Back home, Chloe ran for office in her rural, working class, most senior district of the US, and won it for the Democrats for the first time in history. Six months later she had scored the first Green New Deal, improved rape kit handling and better rural public transport for seniors

Chloe Maxmin, 25

During Covid-19, she activated 70 volunteers calling every senior in the state, providing health safety and grocery runs. Running against the state’s #1 Republican, she swayed many Trump voters and got elected Senator. With cross party allies, she works on banning aerial forest spraying and a constitutional change making nature a right for every citizen

The epitome of good governance, with 100% score cards from workers, seniors and environmentalists

At School

Craig, 12

formed a student club to liberate children from forced labor that spawned clubs at 16,000 schools

Watershed Warriors, 12

restored as watershed as biology class project, designed a state standard curriculum and teach it at five schools

Cassandra,10

formed a student club to recycle used oils to biofuel. 200 restaurants joined the program, and her crew donated $200,000€ worth of fuel to people in need

Hannah, 13

started a second hand cabinet at school for students from financially troubled families to equip themselves in dignity

Chloe (Falkenheim), 13

formed a Vegan Club at her school, soon had clubs at 25 schools and funds to help them run programs

Namaste Nepal, 14

raise funds to develop a valley in the Himalaya with libraries, schools, greenhouses, work visits … other schools join in 

Mackenzie, 17

ends poison use on campus by teaming up greenkeepers with students handpicking weeds, at now dozens of campuses

Allison, 16

was fed up with students suffering depression, suicide and adults doing nothing. Her student movement breaks the silence on mental health with ripple effects in school, lives, community and institutions

Inspired by their experiences in developing countries, building schools and encountering locals, “so poor they did not know what they would eat next week, but so happy … because they love so much”, Craig and Marc Kielburger decided “to bring this spirit back to Canada” and complement Free The Children’s work for partners abroad with local programs shifting focus from ME TO WE with a service-learning curriculum that is now used by teachers at 16,000 schools. To honor students’ efforts, to celebrate common achievements and to kick off a new year of action, they created WE Day, which has become an annual event in all major cities in Canada, now also in the USA, with a place in schools’ calendar as field trip. Students earn their ticket through one local and one global action. Do not judge this video by the form of the event, but witness that youth leadership at schools can take on  dimensions that positively shape the future of society. And this is what ESD and SDGs are about, when done right.

A

High value

for teachers

for students

for parents

for citizens

for the city

Youth Leadership obviously is a foundation of able active caring citizenship, as formulated as the purpose of schooling (often in § 1) in many laws of education, and with many benefits for learning culture, mental health and personal development. It can be swiftly sparked in any city, largely self-organized by youth. Youth will self-organize outside school, as they do with their favorite sports. However, the most important place to start is school, where all youth spend much of their daily life for ten or more years, especially in regions where youth leadership is new.

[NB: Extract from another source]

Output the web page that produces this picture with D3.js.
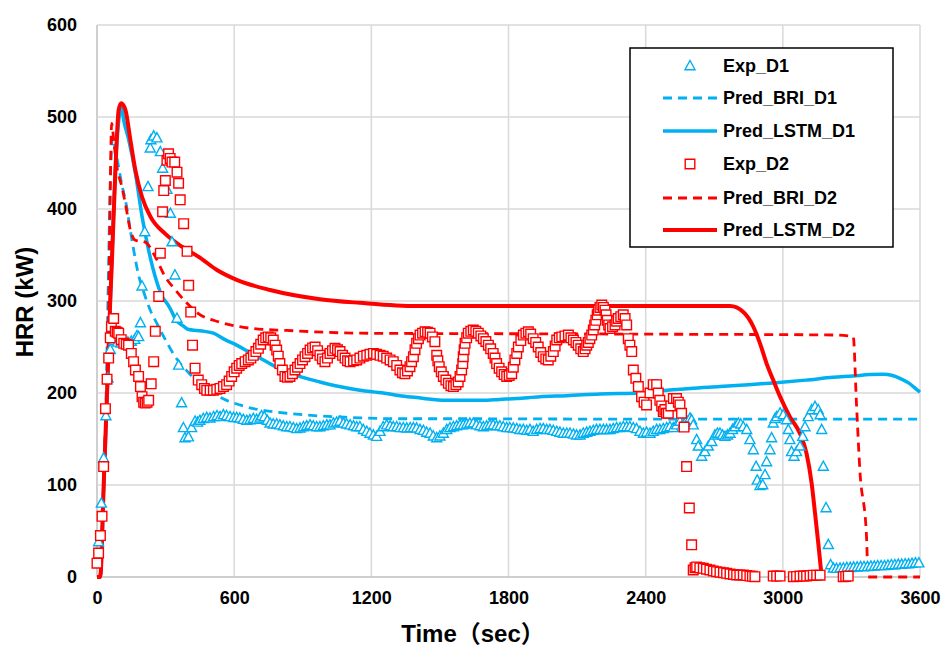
<!DOCTYPE html>
<html><head><meta charset="utf-8">
<script src="https://cdn.jsdelivr.net/npm/d3@7/dist/d3.min.js"></script>
<style>
html,body{margin:0;padding:0;background:#fff;}
text{font-family:"Liberation Sans",Arial,"Noto Sans CJK JP",sans-serif;font-weight:bold;fill:#000;}
</style></head>
<body><svg id="c" width="944" height="646"></svg>
<script>
const xTicks=[0,600,1200,1800,2400,3000,3600];
const yTicks=[0,100,200,300,400,500,600];
const seriesNames=["Exp_D1","Pred_BRI_D1","Pred_LSTM_D1","Exp_D2","Pred_BRI_D2","Pred_LSTM_D2"];

const briD1=[[0,0],[14,0],[28,80],[40,200],[50,330],[58,430],[68,478],[80,465],[95,445],[110,425],[124,410],[153,366],[182,328],[204,310],[233,290],[255,279],[299,258],[343,239],[401,222],[460,208],[520,198],[567,192],[625,187],[684,183],[760,180],[830,178],[900,176.5],[975,175],[1060,174],[1150,173],[1300,172],[1600,172],[2400,171.5],[3600,171.5]];
const lstmD1=[[0,0],[14,0],[29,95],[44,195],[58,298],[70,380],[85,465],[98,502],[106,511],[118,495],[139,475],[168,439],[197,392],[226,355],[255,326],[285,305],[310,296],[330,287],[343,280],[377,273],[401,269],[436,268],[470,267],[509,265],[560,258],[611,252],[662,245],[713,238],[770,230],[830,223],[900,217],[975,212],[1060,207],[1150,203],[1252,200],[1325,197],[1398,195],[1470,193],[1544,192],[1620,192],[1690,192],[1760,193],[1836,194],[1938,196],[2055,197],[2200,199],[2375,200],[2450,202],[2594,205],[2725,207],[2850,209],[2958,211],[3100,214],[3220,217],[3308,218.5],[3380,220],[3439,220.5],[3480,219],[3512,216],[3550,211],[3580,205],[3600,201]];
const briD2=[[0,0],[12,0],[25,70],[38,170],[50,270],[58,420],[64,493],[75,470],[87,446],[109,424],[124,406],[146,377],[168,366],[211,364],[255,348],[299,326],[343,312],[392,298],[445,286],[538,277],[684,270],[830,268],[1150,265],[2400,264],[3235,263],[3308,261],[3322,189],[3337,116],[3366,44],[3373,0],[3600,0]];
const lstmD2=[[0,0],[14,0],[29,98],[44,200],[58,301],[66,348],[80,439],[95,508],[106,515],[124,508],[146,475],[168,442],[197,413],[233,392],[299,373],[372,359],[445,348],[523,334],[611,323],[757,312],[975,302],[1150,298],[1398,294.5],[2769,294.5],[2827,288],[2871,272],[2900,254],[2929,232],[2958,214],[2988,196],[3031,174],[3075,156],[3104,134],[3126,102],[3141,69],[3155,37],[3170,0]];

const expD1=[[7,38],[19,80],[29,129],[39,175],[48,216],[58,247],[63,259],[75,257],[90,255],[105,254],[120,256],[135,255],[150,256],[165,258],[175,262],[182,261],[190,276],[197,316],[209,375],[223,424],[233,466],[236,475],[248,479],[262,477],[277,462],[287,444],[306,421],[321,395],[328,364],[341,328],[350,281],[357,230],[370,189],[378,162],[385,151],[400,152],[414,162],[429,169],[440,168],[450,170],[465,172],[480,173],[494,172.5],[510,174],[525,175],[538,174],[553,176],[567,175],[582,174],[597,173],[611,173],[625,172.5],[640,171],[655,170],[669,170.6],[684,172],[698,171],[713,172.5],[720,175],[732,174],[745,170],[757,167],[771,166],[786,166],[800,165],[815,164],[830,163],[844,163],[859,162],[873,161],[888,161.6],[903,163],[917,164],[932,165],[946,164],[961,163],[975,163],[990,164],[1005,165],[1019,165],[1034,167],[1048,168],[1063,169],[1078,167],[1092,166],[1107,165],[1122,164],[1136,163],[1150,163],[1165,160],[1180,158],[1194,156],[1209,154],[1223,152.5],[1238,158],[1252,163],[1267,165],[1282,164],[1296,163],[1311,163],[1325,162],[1340,162],[1355,161.6],[1370,162],[1384,162],[1398,161.6],[1413,160],[1428,159],[1442,157],[1457,156],[1471,153],[1486,151],[1500,153],[1515,156],[1530,160],[1544,162],[1559,163],[1573,164],[1588,165],[1602,165],[1617,166],[1631,167],[1646,167],[1660,165],[1675,164],[1690,163],[1704,164],[1719,165],[1733,165],[1748,164],[1762,164],[1777,163],[1792,162],[1806,162],[1821,161.6],[1836,161],[1850,160],[1865,160],[1880,159],[1894,160],[1908,158],[1923,160],[1938,161],[1952,161],[1967,160],[1981,160],[1996,159],[2011,158],[2025,157],[2040,156],[2055,156],[2069,156],[2084,155],[2098,154],[2113,154],[2127,156],[2142,157],[2156,158],[2171,159],[2185,160],[2200,160],[2215,160],[2229,160],[2244,160],[2258,161],[2273,162],[2288,162],[2302,163],[2317,163],[2331,163],[2346,162],[2360,161],[2375,158],[2390,156],[2404,157],[2419,156],[2433,158],[2448,160],[2462,160],[2477,161],[2492,162],[2506,163],[2521,162],[2535,165],[2550,169],[2565,167],[2579,170],[2594,172.5],[2601,170.6],[2608,165],[2623,149],[2630,142],[2645,131],[2659,136],[2674,142],[2689,147],[2703,154],[2714,156],[2725,156],[2736,154],[2747,152.5],[2758,154],[2769,156],[2780,160],[2791,163],[2805,167],[2816,166],[2827,163],[2842,160],[2856,149],[2871,138],[2883,120],[2888,105],[2900,99],[2912,100],[2922,111],[2929,125],[2944,138],[2951,151],[2958,167],[2966,172],[2973,174],[2988,178],[3002,176],[3016,170.6],[3024,160],[3031,149],[3038,136],[3049,131],[3060,136],[3075,142],[3087,152.5],[3097,163],[3111,174],[3126,181.5],[3141,185],[3155,181.5],[3163,176],[3170,160],[3177,120],[3189,75],[3199,35],[3209,13],[3221,9.4],[3235,9],[3250,9.4],[3265,9.5],[3280,10],[3295,10],[3310,10.5],[3325,10.5],[3340,11],[3355,11],[3370,11],[3385,11.5],[3400,11.5],[3415,12],[3430,12],[3445,12],[3460,12.5],[3475,13],[3490,13],[3505,13.5],[3520,13.5],[3535,14],[3550,14],[3565,14.5],[3580,15],[3595,15]];

const expD2=[[0,15],[7,26],[15,45],[22,66],[29,120],[37,183],[44,215],[51,238],[58,260],[63,272],[73,281],[80,267],[88,266],[95,265],[106,258],[117,254],[128,253],[138,252],[150,243],[160,234],[168,225],[182,218],[190,207],[197,196],[204,190],[211,189],[219,190],[226,192],[237,210],[248,234],[255,267],[270,305],[277,352],[287,397],[292,420],[299,431],[306,453],[313,460],[320,455],[328,451],[340,451],[350,440],[357,428],[364,410],[379,384],[394,354],[401,317],[410,288],[418,252],[429,227],[443,214],[458,209],[470,205],[480,203],[495,203],[509,203],[524,204],[538,205],[553,207],[567,209],[578,213],[589,218],[600,223],[611,227],[622,230],[633,232],[648,234],[662,236],[673,238],[684,241],[695,245],[706,248.6],[716,253],[727,257.6],[738,260],[749,261],[760,260],[771,257.6],[779,252],[786,246.7],[793,240],[800,232],[811,225],[822,218],[833,217],[844,218],[855,221],[866,225],[877,228],[888,232],[899,236],[910,239.5],[921,243],[932,246.7],[943,249],[954,250],[965,246],[975,241],[986,237],[997,234],[1008,238],[1019,243],[1030,246],[1041,248.6],[1052,247],[1063,245],[1074,241],[1085,238],[1096,235],[1107,234],[1122,235],[1136,236],[1150,238],[1165,240],[1180,241],[1194,242],[1209,243],[1223,242],[1238,241],[1252,240],[1267,238],[1282,236],[1296,234],[1311,230],[1325,225],[1336,222],[1347,221],[1358,224],[1369,228.6],[1376,234],[1384,239.5],[1391,247],[1398,254],[1406,259],[1413,263],[1424,265],[1435,266.6],[1446,266],[1457,265],[1467,261],[1478,255.8],[1486,241],[1491,235],[1497,228.6],[1506,223],[1515,218],[1526,214],[1537,210.5],[1548,208],[1559,207],[1570,209],[1580,212],[1588,218],[1595,225],[1600,232],[1602,239.5],[1606,247],[1610,254],[1617,260],[1624,265],[1635,267],[1646,268.5],[1657,267],[1668,265],[1679,262],[1690,259],[1701,256],[1712,252],[1722,248],[1733,243],[1741,238],[1748,232],[1759,227],[1770,223],[1781,220],[1792,218],[1803,219],[1814,221],[1821,228],[1828,236],[1836,243],[1843,250],[1854,257],[1865,263],[1876,265],[1887,266.6],[1897,264],[1908,259],[1919,255],[1930,250],[1941,244],[1952,239.5],[1963,237],[1974,236],[1985,240],[1996,245],[2004,251],[2011,257.6],[2022,260],[2033,261],[2047,262],[2062,263],[2073,260],[2084,257.6],[2095,255],[2105,252],[2116,248],[2127,245],[2135,248],[2142,252],[2149,255],[2156,259],[2164,263],[2171,268.5],[2177,274],[2182,279],[2188,285],[2193,290],[2200,293],[2208,295.6],[2215,293],[2222,290],[2227,285],[2232,279],[2238,274],[2244,270],[2255,272],[2266,274],[2273,278],[2280,281],[2291,283],[2302,285],[2310,281],[2317,274],[2324,259],[2331,252],[2339,245],[2346,225],[2357,216],[2368,207],[2382,196],[2393,190],[2404,187],[2419,200],[2433,209],[2448,209],[2455,200],[2462,192],[2470,186],[2477,180],[2484,182],[2491,178],[2499,178],[2510,186],[2521,194],[2535,194],[2543,190],[2550,187],[2557,178],[2568,163],[2579,120],[2591,75],[2601,35],[2608,7.6],[2616,10],[2623,11],[2637,10],[2652,9.4],[2666,8.5],[2681,7.6],[2696,6.5],[2710,5.8],[2725,5.2],[2740,4.7],[2754,4],[2769,3.3],[2784,2.7],[2798,2.2],[2812,2.2],[2827,2.2],[2842,1.5],[2856,1],[2867,0.7],[2878,0.4],[2958,1],[2973,1],[2988,1],[3046,0.4],[3060,0.6],[3075,1],[3090,1],[3104,1],[3119,1.5],[3133,2],[3148,2],[3163,2],[3264,0.4],[3275,0.6],[3286,1]];

const BLUE="#00B0F0", RED="#FF0000";
const svg=d3.select("#c");
const x=d3.scaleLinear().domain([0,3600]).range([97,920]);
const y=d3.scaleLinear().domain([0,600]).range([577,25]);

// grid
const grid=svg.append("g");
grid.selectAll("line.v").data(xTicks).join("line")
  .attr("x1",d=>x(d)).attr("x2",d=>x(d)).attr("y1",y(0)).attr("y2",y(600))
  .attr("stroke",d=>d===0?"#bfbfbf":"#d9d9d9").attr("stroke-width",1.5);
grid.selectAll("line.h").data(yTicks).join("line")
  .attr("y1",d=>y(d)).attr("y2",d=>y(d)).attr("x1",x(0)).attr("x2",x(3600))
  .attr("stroke",d=>d===0?"#bfbfbf":"#d9d9d9").attr("stroke-width",1.5);

const xAxis=svg.append("g").attr("transform",`translate(0,${y(0)})`)
  .call(d3.axisBottom(x).tickValues(xTicks).tickSize(0).tickPadding(14).tickFormat(d3.format("d")));
xAxis.select(".domain").remove();
xAxis.selectAll("text").attr("font-size",18).attr("dy","0.71em").style("font-family",'"Liberation Sans",Arial,sans-serif').style("font-weight","bold").attr("fill","#000");
const yAxis=svg.append("g").attr("transform",`translate(${x(0)},0)`)
  .call(d3.axisLeft(y).tickValues(yTicks).tickSize(0).tickPadding(20).tickFormat(d3.format("d")));
yAxis.select(".domain").remove();
yAxis.selectAll("text").attr("font-size",18).style("font-family",'"Liberation Sans",Arial,sans-serif').style("font-weight","bold").attr("fill","#000");

svg.append("text").attr("x",473).attr("y",642).attr("text-anchor","middle").attr("font-size",24).text("Time（sec）");
svg.append("text").attr("transform","translate(33,302) rotate(-90)").attr("text-anchor","middle").attr("font-size",24).text("HRR (kW)");

const line=d3.line().x(d=>x(d[0])).y(d=>y(d[1])).curve(d3.curveMonotoneX);
const lines=[
  {data:briD1,color:BLUE,w:2.8,dash:"9,6"},
  {data:lstmD1,color:BLUE,w:3.5,dash:null},
  {data:briD2,color:RED,w:2.8,dash:"9,6"},
  {data:lstmD2,color:RED,w:4,dash:null}
];
lines.forEach(l=>{
  svg.append("path").datum(l.data).attr("d",line).attr("fill","none")
    .attr("stroke",l.color).attr("stroke-width",l.w).attr("stroke-dasharray",l.dash)
    .attr("stroke-linejoin","round");
});

const tri="M0,-5.5L5,3.7L-5,3.7Z";
const sq="M-4.8,-4.8H4.8V4.8H-4.8Z";
svg.append("g").selectAll("path").data(expD1).join("path")
  .attr("d",tri).attr("transform",d=>`translate(${x(d[0])},${y(d[1])})`)
  .attr("fill","#fff").attr("stroke",BLUE).attr("stroke-width",1.4);
svg.append("g").selectAll("path").data(expD2).join("path")
  .attr("d",sq).attr("transform",d=>`translate(${x(d[0])},${y(d[1])})`)
  .attr("fill","#fff").attr("stroke",RED).attr("stroke-width",1.4);

// legend
const lg=svg.append("g");
lg.append("rect").attr("x",630).attr("y",48).attr("width",263).attr("height",199)
  .attr("fill","#fff").attr("stroke","#000").attr("stroke-width",1.5);
const legendItems=[
  {type:"tri",color:BLUE},{type:"line",color:BLUE,dash:"9,6",w:2.8},{type:"line",color:BLUE,dash:null,w:3.5},
  {type:"sq",color:RED},{type:"line",color:RED,dash:"9,6",w:2.8},{type:"line",color:RED,dash:null,w:4}
];
const ly=[66,98,131,164,198,230];
legendItems.forEach((it,i)=>{
  const cy=ly[i];
  if(it.type==="line"){
    lg.append("line").attr("x1",663).attr("x2",717).attr("y1",cy).attr("y2",cy)
      .attr("stroke",it.color).attr("stroke-width",it.w).attr("stroke-dasharray",it.dash);
  } else {
    lg.append("path").attr("d",it.type==="tri"?tri:sq).attr("transform",`translate(690,${cy})`)
      .attr("fill","#fff").attr("stroke",it.color).attr("stroke-width",1.4);
  }
  lg.append("text").attr("x",723).attr("y",cy).attr("dy","0.36em").attr("font-size",18).text(seriesNames[i]);
});
</script></body></html>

Changemaker Student Clubs are the strongest stakeholder. They operate in a safe setting with quality infrastructure, resources, support on demand, good public status, and direct access to many peers and supportive community of parents, partners and public services.

The essential elements required to inspire students, to enable self-organized action, how to create an enabling environment at school and in town, also the roles of teachers, parents and citizens are well known. The methodology is common sense, simple, and does not require considerable training, time or funding.